« Vous me parlez du décor, des costumes, des machines, des lumières », écrit Verdi à propos de Falstaff. « Pour l’amour du ciel, ne faisons pas comme pour Otello. À vouloir trop bien faire, on en fait trop. »
Patrice Caurier et Moshe Leiser, au contraire, n’en font pas assez : en nivellant les classes sociales, ils oublient délibérément que Sir John Falstaff est un gentilhomme déchu. « Le jouisseur philosophe, nostalgique de sa grandeur, qui se joue du monde et dont le monde se joue »1 se métamorphose, dans leur mise en scène, en un vieil obèse débauché, objet de la risée publique et dont les discours n’intéressent plus personne, si bien que l’œuvre, privée de sa dimension tragique et philosophique, se trouve réduite, sur scène, à une joyeuse comédie de boulevard.
L’action est transposée de nos jours : bistro de quartier pour la taverne, chambre de bonne mansardée pour Sir John, appartement bourgeois pour les Ford, le tout judicieusement placé sur un plateau tournant qui permet d’enchaîner instantanément tous les tableaux. Les costumes caricaturent le mauvais goût anglais, ce qui, appliqué à Falstaff, est dévastateur, en particulier sa veste de cirque d’un rose agressif pailleté d’argent portée sur une chemise jaune canari à petits volants à l’acte 2 et son jogging-barbotteuse bleu pâle à l’acte 3. La mise en scène abonde en gags dignes d’Au théâtre ce soir ; c’est dire si l’on est loin de Shakespeare. Le spectacle, malgré ses défauts, captive pourtantl’attention. Les actions s’enchaînent à un rythme endiablé (à l’exception des « pizzica, pizzica » à l’acte 3, trop statiques), comme le veut la partition, et le prosaïsme des cinq premiers tableaux finit, au dernier acte, par céder la place à la féérie.

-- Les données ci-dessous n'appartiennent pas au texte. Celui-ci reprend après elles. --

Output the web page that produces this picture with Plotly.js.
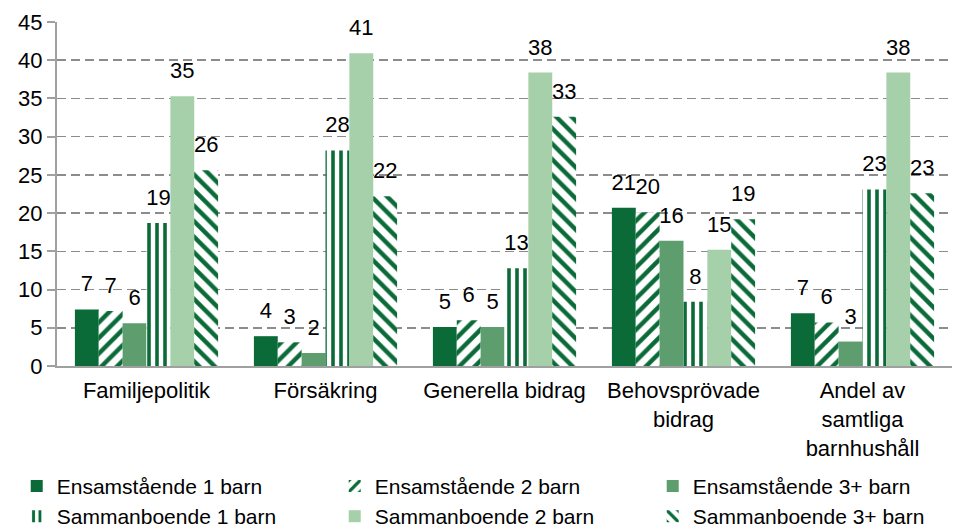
<!DOCTYPE html>
<html>
<head>
<meta charset="utf-8">
<script src="https://cdn.plot.ly/plotly-3.0.1.min.js"></script>
<style>html,body{margin:0;padding:0;background:#fff;}#chart{width:967px;height:531px;}</style>
</head>
<body>
<div id="chart"></div>
<script>
// ---- data ----
var categories = ['Familjepolitik', 'Försäkring', 'Generella bidrag', 'Behovsprövade<br>bidrag', 'Andel av<br>samtliga<br>barnhushåll'];
var seriesNames = ['Ensamstående 1 barn', 'Ensamstående 2 barn', 'Ensamstående 3+ barn', 'Sammanboende 1 barn', 'Sammanboende 2 barn', 'Sammanboende 3+ barn'];
var ensam1 = [7.4, 3.9, 5.1, 20.7, 6.9];
var ensam2 = [7.2, 3.1, 6.0, 20.1, 5.7];
var ensam3 = [5.6, 1.7, 5.1, 16.4, 3.2];
var samman1 = [18.7, 28.2, 12.8, 8.4, 23.1];
var samman2 = [35.3, 40.9, 38.4, 15.2, 38.4];
var samman3 = [25.6, 22.2, 32.6, 19.2, 22.6];
var yTicks = [0, 5, 10, 15, 20, 25, 30, 35, 40, 45];

// ---- styles ----
var DARK = '#0b6b38', MID = '#5e9e6e', LIGHT = '#a5d0aa';
var styles = [
  {color: DARK, shape: ''},
  {color: '#ffffff', shape: '/'},
  {color: MID, shape: ''},
  {color: '#ffffff', shape: '|'},
  {color: LIGHT, shape: ''},
  {color: '#ffffff', shape: '\\'}
];
var FONT = 'Liberation Sans, Arial, sans-serif';
var FS = 22;
var LEG_FS = 21;
var LABEL_PAD = 1.3; // gap (data units) between bar top and its label

var allSeries = [ensam1, ensam2, ensam3, samman1, samman2, samman3];
var traces = [];
allSeries.forEach(function (vals, i) {
  var st = styles[i];
  var marker = {color: st.color, line: {width: 0}};
  if (st.shape) {
    marker.pattern = {shape: st.shape, fgcolor: DARK, bgcolor: '#ffffff', size: st.shape === '|' ? 8 : 11, solidity: st.shape === '|' ? 0.45 : 0.4, fillmode: 'replace'};
  }
  traces.push({
    type: 'bar', name: seriesNames[i], x: categories, y: vals,
    offsetgroup: 'g' + i, marker: marker, hoverinfo: 'skip'
  });
  // invisible carrier bar for the value label, stacked on top of the real bar
  traces.push({
    type: 'bar', showlegend: false, x: categories,
    y: vals.map(function () { return LABEL_PAD; }),
    base: vals, offsetgroup: 'g' + i,
    marker: {color: 'rgba(0,0,0,0)', line: {width: 0}},
    text: vals.map(function (v) { return String(Math.round(v)); }),
    textposition: 'outside', constraintext: 'none', cliponaxis: false,
    textfont: {family: FONT, size: FS, color: '#000'},
    hoverinfo: 'skip'
  });
});

var layout = {
  width: 967, height: 531,
  margin: {l: 57, r: 15, t: 22, b: 164.5, autoexpand: false},
  paper_bgcolor: '#ffffff', plot_bgcolor: '#ffffff',
  barmode: 'group', bargap: 0.2, bargroupgap: 0,
  font: {family: FONT, size: FS, color: '#000'},
  showlegend: true,
  legend: {
    orientation: 'h', x: -0.045, xanchor: 'left', y: -0.29, yanchor: 'top',
    entrywidth: 273, entrywidthmode: 'pixels', itemwidth: 30,
    traceorder: 'normal',
    font: {family: FONT, size: LEG_FS, color: '#000'}
  },
  xaxis: {
    type: 'category', showgrid: false, zeroline: false, automargin: false,
    showline: true, linecolor: '#a0a0a0', linewidth: 2,
    ticks: '', tickfont: {family: FONT, size: FS, color: '#000'},
    ticklabelstandoff: 4
  },
  yaxis: {
    range: [0, 45], tickvals: yTicks, ticktext: yTicks.map(String), automargin: false,
    showgrid: true, gridcolor: '#8c8c8c', gridwidth: 1.5, griddash: '9px,5px',
    zeroline: false, showline: true, linecolor: '#a0a0a0', linewidth: 2,
    ticks: 'outside', ticklen: 8, tickcolor: '#a0a0a0', tickwidth: 2,
    tickfont: {family: FONT, size: FS, color: '#000'}
  }
};

Plotly.newPlot('chart', traces, layout, {displayModeBar: false, staticPlot: true});
</script>
</body>
</html>
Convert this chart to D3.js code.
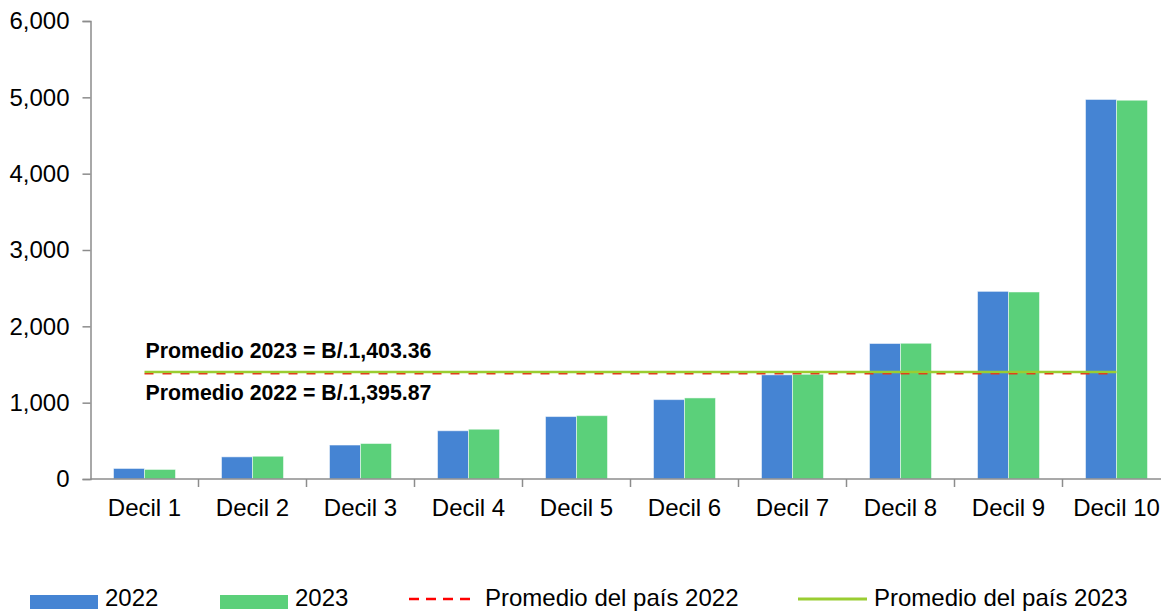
<!DOCTYPE html>
<html>
<head>
<meta charset="utf-8">
<script src="https://cdn.jsdelivr.net/npm/d3@7"></script>
<style>
  html, body { margin: 0; padding: 0; background: #fff; }
  svg { display: block; font-family: "Liberation Sans", Arial, sans-serif; }
</style>
</head>
<body>
<svg id="chart" width="1161" height="612"></svg>
<script>
const categories = ["Decil 1","Decil 2","Decil 3","Decil 4","Decil 5","Decil 6","Decil 7","Decil 8","Decil 9","Decil 10"];
const seriesNames = ["2022","2023"];
const values2022 = [138, 290, 445, 632, 818, 1040, 1365, 1775, 2458, 4972];
const values2023 = [125, 298, 465, 652, 830, 1062, 1372, 1778, 2450, 4962];
const avg2022 = 1395.87;
const avg2023 = 1403.36;
const yTicks = [0, 1000, 2000, 3000, 4000, 5000, 6000];
const avgLabel2023 = "Promedio 2023 = B/.1,403.36";
const avgLabel2022 = "Promedio 2022 = B/.1,395.87";
const legendLabels = ["2022", "2023", "Promedio del país 2022", "Promedio del país 2023"];

const colors = { "2022": "#4584d3", "2023": "#5bd07a" };
const red = "#ff0000", lime = "#9acd32", axisColor = "#8c8c8c";
const fontSize = "24px";

const svg = d3.select("#chart");
const mLeft = 90.5, mRight = 1170.5, mTop = 21, mBottom = 479;

const x0 = d3.scaleBand().domain(categories).range([mLeft, mRight]).paddingInner(0.426).paddingOuter(0.213);
const x1 = d3.scaleBand().domain(seriesNames).range([0, x0.bandwidth()]);
const y = d3.scaleLinear().domain([0, 6000]).range([mBottom, mTop]);
const step = x0.step();
const center = c => x0(c) + x0.bandwidth() / 2;

// Bars
const data = categories.map((c, i) => ({ cat: c, vals: [
  { s: "2022", v: values2022[i] }, { s: "2023", v: values2023[i] } ] }));
const g = svg.append("g");
g.selectAll("g.cat").data(data).join("g")
  .attr("transform", d => `translate(${x0(d.cat)},0)`)
  .selectAll("rect").data(d => d.vals).join("rect")
  .attr("x", d => x1(d.s))
  .attr("width", x1.bandwidth())
  .attr("y", d => y(d.v))
  .attr("height", d => y(0) - y(d.v))
  .attr("fill", d => colors[d.s])
  .attr("stroke", "rgba(255,255,255,0.5)")
  .attr("stroke-width", 1);

// Y axis
const yAxis = d3.axisLeft(y).tickValues(yTicks).tickFormat(d3.format(",")).tickSize(8).tickPadding(13);
const ya = svg.append("g").attr("transform", `translate(${mLeft},0)`).call(yAxis);
ya.select(".domain").attr("stroke", axisColor).attr("stroke-width", 1.5);
ya.selectAll(".tick line").attr("stroke", axisColor).attr("stroke-width", 1.5);
ya.selectAll(".tick text").attr("fill", "#000").style("font-size", fontSize).attr("font-family", "Liberation Sans, Arial, sans-serif");

// X axis
const xa = svg.append("g").attr("transform", `translate(0,${mBottom})`);
xa.append("line").attr("x1", mLeft).attr("x2", mRight).attr("stroke", axisColor).attr("stroke-width", 1.5);
xa.selectAll("line.tk").data(categories).join("line").attr("class", "tk")
  .attr("x1", d => x0(d) - x0.paddingOuter() * step + step)
  .attr("x2", d => x0(d) - x0.paddingOuter() * step + step)
  .attr("y1", 0).attr("y2", 8)
  .attr("stroke", axisColor).attr("stroke-width", 1.5);
xa.selectAll("text").data(categories).join("text")
  .attr("x", d => center(d)).attr("y", 37)
  .attr("text-anchor", "middle").attr("fill", "#000").style("font-size", fontSize)
  .text(d => d);

// Average lines
const lx1 = center(categories[0]), lx2 = center(categories[categories.length - 1]);
svg.append("line").attr("x1", lx1).attr("x2", lx2).attr("y1", y(avg2023)).attr("y2", y(avg2023))
  .attr("stroke", lime).attr("stroke-width", 2.5);
svg.append("line").attr("x1", lx1).attr("x2", lx2).attr("y1", y(avg2022) + 1.2).attr("y2", y(avg2022) + 1.2)
  .attr("stroke", "#e0401a").attr("stroke-width", 1.5).attr("stroke-dasharray", "9,9");

svg.append("text").attr("x", lx1 + 1).attr("y", y(avg2023) - 14)
  .style("font-size", "21.3px").attr("font-weight", "bold").attr("fill", "#000").text(avgLabel2023);
svg.append("text").attr("x", lx1 + 1).attr("y", y(avg2022) + 28)
  .style("font-size", "21.3px").attr("font-weight", "bold").attr("fill", "#000").text(avgLabel2022);

// Legend
const lg = svg.append("g");
const ly = 602;
const legendItems = [
  { type: "rect", color: colors["2022"], x: 30, w: 68, tx: 105, label: legendLabels[0] },
  { type: "rect", color: colors["2023"], x: 220, w: 68, tx: 295, label: legendLabels[1] },
  { type: "dash", color: red, x: 409, w: 63, tx: 485, label: legendLabels[2] },
  { type: "line", color: lime, x: 798, w: 69, tx: 874, label: legendLabels[3] }
];
legendItems.forEach(it => {
  if (it.type === "rect") {
    lg.append("rect").attr("x", it.x).attr("y", ly - 7).attr("width", it.w).attr("height", 14).attr("fill", it.color);
  } else {
    lg.append("line").attr("x1", it.x).attr("x2", it.x + it.w).attr("y1", ly - 3).attr("y2", ly - 3)
      .attr("stroke", it.color).attr("stroke-width", it.type === "dash" ? 2.5 : 3)
      .attr("stroke-dasharray", it.type === "dash" ? "10,7" : null);
  }
  lg.append("text").attr("x", it.tx).attr("y", 606).style("font-size", fontSize).attr("fill", "#000").text(it.label);
});
</script>
</body>
</html>
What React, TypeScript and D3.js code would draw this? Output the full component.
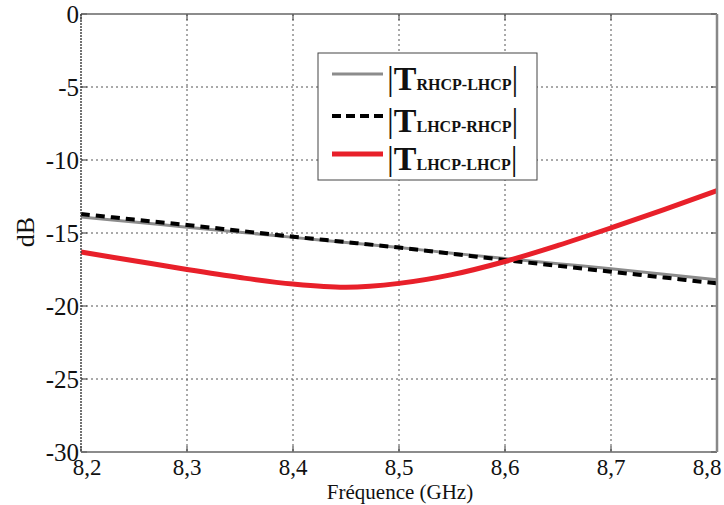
import React from "react";
import * as d3 from "d3";

const freqs = [8.2, 8.25, 8.3, 8.35, 8.4, 8.45, 8.5, 8.55, 8.6, 8.65, 8.7, 8.75, 8.8];
const rhcpLhcp = [-13.9, -14.25, -14.6, -14.95, -15.3, -15.65, -16.0, -16.38, -16.75, -17.1, -17.45, -17.82, -18.2];
const lhcpRhcp = [-13.7, -14.08, -14.45, -14.85, -15.25, -15.62, -16.0, -16.42, -16.85, -17.25, -17.65, -18.05, -18.45];
const lhcpLhcp = [-16.3, -16.9, -17.5, -18.05, -18.5, -18.72, -18.45, -17.85, -16.95, -15.85, -14.65, -13.4, -12.1];

const xTicks = [8.2, 8.3, 8.4, 8.5, 8.6, 8.7, 8.8];
const xTickLabels = ["8,2", "8,3", "8,4", "8,5", "8,6", "8,7", "8,8"];
const yTicks = [0, -5, -10, -15, -20, -25, -30];

const series = [
  { sub: "RHCP-LHCP", values: rhcpLhcp, color: "#8c8c8c", width: 3, dash: "" },
  { sub: "LHCP-RHCP", values: lhcpRhcp, color: "#000000", width: 4, dash: "9,6" },
  { sub: "LHCP-LHCP", values: lhcpLhcp, color: "#e8202a", width: 5, dash: "" },
];

const W = 724, H = 505;
const L = 81, R = 717, T = 14, B = 452;
const FONT = "Liberation Serif, Times New Roman, DejaVu Serif, serif";

export default function App() {
  const x = d3.scaleLinear().domain([8.2, 8.8]).range([L, R]);
  const y = d3.scaleLinear().domain([-30, 0]).range([B, T]);
  const line = d3
    .line<number>()
    .x((_, i) => x(freqs[i]))
    .y((d) => y(d))
    .curve(d3.curveCatmullRom);

  const legX = 318, legY = 53, legW = 219, legH = 127;
  const rowY = [74, 116, 154];

  return (
    <svg
      width={W}
      height={H}
      style={{ position: "absolute", left: 0, top: 0, background: "#fff", fontFamily: FONT }}
    >
      <rect x={0} y={0} width={W} height={H} fill="#fff" />
      {/* grid */}
      {xTicks.slice(1, -1).map((t) => (
        <line key={"gx" + t} x1={x(t)} x2={x(t)} y1={T} y2={B} stroke="#555" strokeWidth={1} strokeDasharray="2,3" />
      ))}
      {yTicks.slice(1, -1).map((t) => (
        <line key={"gy" + t} x1={L} x2={R} y1={y(t)} y2={y(t)} stroke="#555" strokeWidth={1} strokeDasharray="2,3" />
      ))}
      {/* ticks */}
      {xTicks.map((t) => (
        <g key={"tx" + t}>
          <line x1={x(t)} x2={x(t)} y1={B} y2={B - 6} stroke="#333" />
          <line x1={x(t)} x2={x(t)} y1={T} y2={T + 6} stroke="#333" />
        </g>
      ))}
      {yTicks.map((t) => (
        <g key={"ty" + t}>
          <line x1={L} x2={L + 6} y1={y(t)} y2={y(t)} stroke="#333" />
          <line x1={R} x2={R - 6} y1={y(t)} y2={y(t)} stroke="#333" />
        </g>
      ))}
      {/* series */}
      {series.map((s) => (
        <path
          key={s.sub}
          d={line(s.values) || ""}
          fill="none"
          stroke={s.color}
          strokeWidth={s.width}
          strokeDasharray={s.dash}
        />
      ))}
      {/* frame */}
      <line x1={L} x2={R} y1={T} y2={T} stroke="#666" strokeWidth={1.5} />
      <line x1={L} x2={R} y1={B} y2={B} stroke="#666" strokeWidth={1.5} />
      <line x1={L} x2={L} y1={T} y2={B} stroke="#444" strokeWidth={1.5} strokeDasharray="2,1" />
      <line x1={R} x2={R} y1={T} y2={B} stroke="#888" strokeWidth={2.5} />
      {/* y tick labels */}
      {yTicks.map((t) => (
        <text key={"yl" + t} x={L - 2} y={y(t)} dy="0.35em" textAnchor="end" fontSize={25} fill="#111">
          {t === 0 ? "0" : "-" + Math.abs(t)}
        </text>
      ))}
      {/* x tick labels */}
      {xTicks.map((t, i) => (
        <text
          key={"xl" + t}
          x={i === 0 ? x(t) + 6 : i === xTicks.length - 1 ? x(t) - 10 : x(t)}
          y={475}
          textAnchor="middle"
          fontSize={23}
          fill="#111"
        >
          {xTickLabels[i]}
        </text>
      ))}
      <text x={400} y={499} textAnchor="middle" fontSize={21} fill="#111">
        Fréquence (GHz)
      </text>
      <text transform="translate(34,232) rotate(-90)" textAnchor="middle" fontSize={26} fill="#111">
        dB
      </text>
      {/* legend */}
      <rect x={legX} y={legY} width={legW} height={legH} fill="#fff" stroke="#444" strokeWidth={1} />
      {series.map((s, i) => (
        <g key={"leg" + s.sub}>
          <line
            x1={332}
            x2={383}
            y1={rowY[i]}
            y2={rowY[i]}
            stroke={s.color}
            strokeWidth={s.width}
            strokeDasharray={s.dash ? "9,5" : ""}
          />
          <text x={387} y={rowY[i] + 16} fontSize={34} fill="#111">
            |<tspan fontWeight="bold">T</tspan>
            <tspan fontWeight="bold" fontSize={16}>{s.sub}</tspan>|
          </text>
        </g>
      ))}
    </svg>
  );
}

Le quatuor des femmes est très bien servi par la mise en scène. Il règne entre ces joyeuses commères une entente parfaite et une merveilleuse complicité. Véronique Gens, dont lesoprano n’a pas toujours la fraîcheur et la pureté que l’on pourrait attendre, incarne toutefois une Alice drôle, attrayante malgré des costumes qui l’engoncent. Amanda Forsythe en Nannetta nous tient sous le charme dès sa première intervention avec son jeu si naturel et son timbre cristallin. Le mezzo voluptueux de Leah-Marian Jones confère séduction et tempérament au personnage de Meg Page. Quant à la Quickly d’Elena Zilio, elle ne tombe dans aucun des excès auxquels nous ont habitués les tenantes du rôle : son medium et son grave sont appuyés sans être forcés, elle ne surjoue pas. Résultat : le personnage y gagne en humour et en finesse.
D’intelligence médiocre et d’aspect petit-bourgeois, le Ford de cette production reste Fontana durant tout l’opéra en dépit de l’excellent jeu d’acteur de Tassis Christoyannis, grand baryton verdien au timbre chaleureux, dont le « È sogno, o realtà ? », superbement chanté, n’est pas suffisamment mis en valeur. Le Fenton de Luciano Botelho, au timbre élégiaque, s’accorde parfaitement avec la Nannetta d’Amanda Forsythe (superbes « bocca bacciata »). Colin Judson (naguère excellent Mime à l’Opéra du Rhin), fait une remarquable prestation en Docteur Caius avec sa belle articulation et sa voix claire et percutante. Les timbres de Jean Teitgen (Pistola) et Eric Huchet (Bardolfo) se font valoir l’un l’autre. Quant à John Hancock, on ne saurait trop le féliciter de s’être s’engagé à fond dans son personnage, tant malmené par la mise en scène. Ce géant qui dépasse ses collègues d’une bonne tête ne manque ni de truculence, ni d’humour, ni de musicalité, ni de souplesse vocale, et si le gentilhomme philosophe n’est pas au rendez-vous, ce n’est pas de son fait.
Le chef Mark Shanahan, que nous avions tant apprécié en 2010 dans L’Affaire Makropoulos2 mérite d’être mieux connu en France. Il rend hommage à la luxuriance harmonique, la subtilité rythmique et mélodique, l’humour omniprésent, tendre ou corrosif, de l’ultime chef d’œuvre de Verdi (caractéristiques qui en rendent si difficile l’exécution). Il soutient efficacement les chanteurs et obtient le meilleur de ses musiciens. Grâce à lui, nous comprenons et partageons l’enthousiasme du public d’Angers dont, au passage, on constate avec surprise et satisfaction la moyenne d’âge, bien inférieure à la moyenne des autres maisons d’opéra.